The deal usually is, who’ll be first to let go?

“Our biggest concern is the cheap shot, making sure the arms are tied up and they’re separated,” Murphy said. “If somebody gets one last shot, usually somebody else is coming in and you’ve got problems.”

Murphy remembers the night of his conversion, when he became a believer in helmets and later in shields.

A former Spokane Chief named Mike Berger had a habit of dumping pucks in head-high.

“You tell them to have a look before they dump it in,” Murphy said. “If you stay still, 99 percent of the time they’ll shoot it around you. Then there’s the odd guy. Berger wouldn’t look.

“He whizzed one by my ear. After that I put a helmet on.”
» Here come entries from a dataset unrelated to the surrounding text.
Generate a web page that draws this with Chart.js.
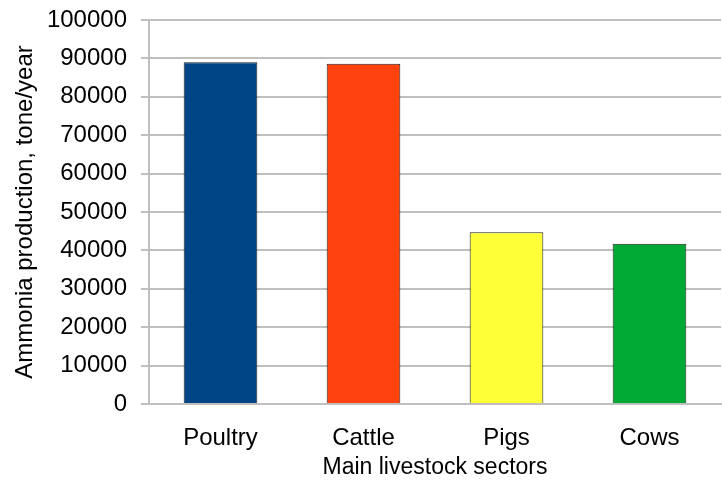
<!DOCTYPE html>
<html>
<head>
<meta charset="utf-8">
<script src="https://cdn.jsdelivr.net/npm/chart.js@4/dist/chart.umd.min.js"></script>
<style>
  html, body { margin: 0; padding: 0; background: #fff; }
  #wrap { width: 722px; height: 483px; position: relative; }
</style>
</head>
<body>
<div id="wrap"><canvas id="chart"></canvas></div>
<script>
// Ammonia production by main livestock sector (tone/year)
const sectors = ["Poultry", "Cattle", "Pigs", "Cows"];
const ammonia = [89000, 88600, 44700, 41700];
const barColors = ["#004586", "#ff420e", "#ffff38", "#00a933"];

const gridColor = "#bfbfbf";
const font = "Liberation Sans, Arial, sans-serif";

new Chart(document.getElementById("chart"), {
  type: "bar",
  data: {
    labels: sectors,
    datasets: [{
      data: ammonia,
      backgroundColor: barColors,
      borderColor: "#222",
      borderWidth: 1,
      categoryPercentage: 1,
      barPercentage: 0.515,
    }],
  },
  options: {
    responsive: true,
    maintainAspectRatio: false,
    animation: false,
    layout: { padding: { top: 0, right: 1, left: 11, bottom: 0 } },
    scales: {
      x: {
        grid: { display: false, drawTicks: false },
        border: { color: gridColor, width: 2 },
        ticks: { color: "#000", padding: 20, font: { family: font, size: 24 } },
        title: {
          display: true,
          text: "Main livestock sectors",
          color: "#000",
          padding: { top: 0, bottom: 2 },
          font: { family: font, size: 23 },
        },
        // keep the plot bottom where the reference has it
        afterFit(scale) { scale.height = 79; },
      },
      y: {
        min: 0,
        max: 100000,
        ticks: {
          stepSize: 10000,
          color: "#000",
          padding: 14,
          font: { family: font, size: 24 },
          callback: (v) => String(v),
        },
        grid: { color: gridColor, lineWidth: 2, tickLength: 8 },
        border: { color: gridColor, width: 2 },
        title: {
          display: true,
          text: "Ammonia production, tone/year",
          color: "#000",
          padding: { top: 0, bottom: 0 },
          font: { family: font, size: 24 },
        },
        afterFit(scale) {
          scale.width = 138;
          scale.paddingTop = 20;
        },
      },
    },
    plugins: {
      legend: { display: false },
      tooltip: { enabled: false },
    },
  },
});
</script>
</body>
</html>
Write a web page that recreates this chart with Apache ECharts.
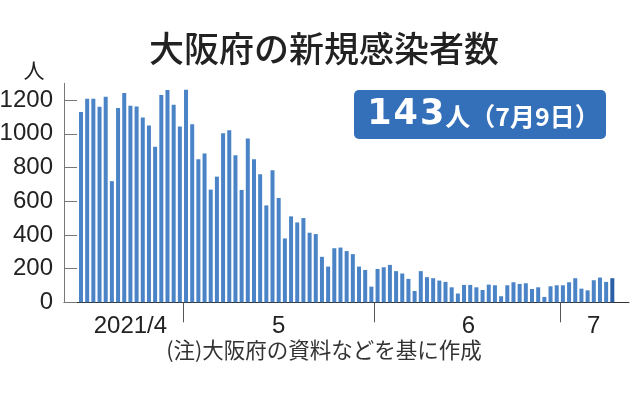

Face shields became mandatory after referee Brent Larson suffered vision loss from a flying puck, Murphy said.

“It happened 4-5 years ago. He had permanent damage,” Murphy said. “We attributed visors to him. Thanks for making us wear visors, Brent.

“But it’s a good thing. My third game with one on, I took a stick after a faceoff that left a big white mark on the shield.”

The blade would have cut him bad.

“You get a few bruises here and there, but I don’t want to go to extremes,” Murphy advises. “It’s not that bad. I’ve enjoyed almost all of it but there comes a time. I’ll probably work another year and get out. I’d like to see a young guy here have a shot at it.

“I’ve enjoyed seeing a kid like (Pat) Falloon come in here at 16 and watching him develop. It’s nice to turn on the tube and see kids who were here, after they made it all the way.

“Same with officials. I know a lot of NHL guys.”

The job occasionally takes him to Portland or Tri-City but travel is limited. Referees circulate. Linesmen usually do not. They tend to be locals.

It was travel that kept him from following up on refereeing. He grew up with a grocery store job that kept him busy on the weekends, when young referees begin to learn the craft, often after venturing out on the road.

He started at 12, when his parents ran him to the rink for 6 a.m. games on Sundays. Two decades later, Murphy is just as taken by the action.

“Every game changes,” he said. “The speed, the tempo. Sometimes it’s sloppy and the same team makes a complete turn in 24 hours. They’re kids. You don’t know.

“I can see why coaches would be popping the Tums all the time.”